2. Lending norms are becoming more stringent in the roads sector:
Management highlighted that banks have become more cautious and are
tightening their lending norms for the roads sector by: (a) demanding higher
guarantees from the companies/promoters, (b) refusing to finance the
premium that developers have promised to pay NHAI, (c) willing to finance
only ~60%-70% of the total project cost compared to earlier 80%-90% of the
finance provided, and (d) considering toll collection as one of the sources of
financing, if the toll was to be collected during construction. Management
further highlighted that whilst the road developers have not yet started
defaulting, a large number of small developers are facing challenges in
servicing their existing debts. In another meeting, Sadbhav highlighted that
there is already a road asset approaching substitution wherein a bank may be
taking over the asset.
3. China highway project is not a strategic investment, but an
opportunistic investment: Management highlighted that going forward, ITNL
plans to make secondary acquisitions both in India and in the international
markets. Whilst in the long run ITNL will always prefer to acquire assets in
India, international markets are offering better opportunities. In the recently
won China highway project, ITNL is expecting equity IRR of ~20% which is
significantly higher than equity IRRs in the Indian projects. Moreover, in India,
sellers (road developers) are demanding significantly higher premium to the
equity investments for their poor-performing assets.

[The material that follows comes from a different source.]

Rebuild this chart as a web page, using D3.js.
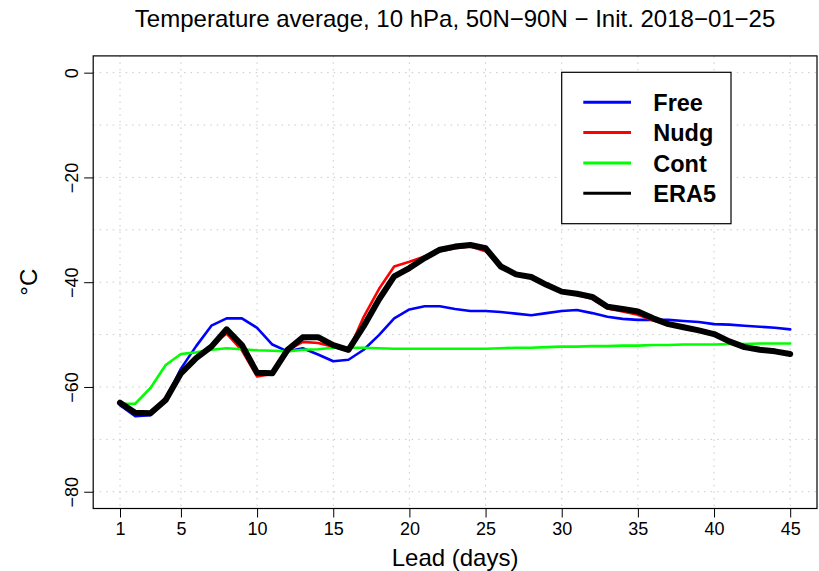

4. Elsamex exploring other regions such as Middle East: Management
highlighted that with the acquisition of Elsamex, ITNL has gained additional
technological strength and capabilities in operation and maintenance utility
assets. Whilst the current economic scenario in Spain will keep operations in
Spain under pressure, the company is exploring operations and maintenance
options in Middle East, where a lot of new infrastructure has been created. The
main purpose of Elsamex acquisition was to utilise its technology for winning
road operation and maintenance contracts in India as the company had
expected NHAI to award large road OMT (operation, maintenance and tolling
contracts). However, contrary to ITNL’s expectations, NHAI has not yet
awarded large OMT contracts. Therefore, presently ITNL is considering utilising
Elsamex capacities to enter new markets.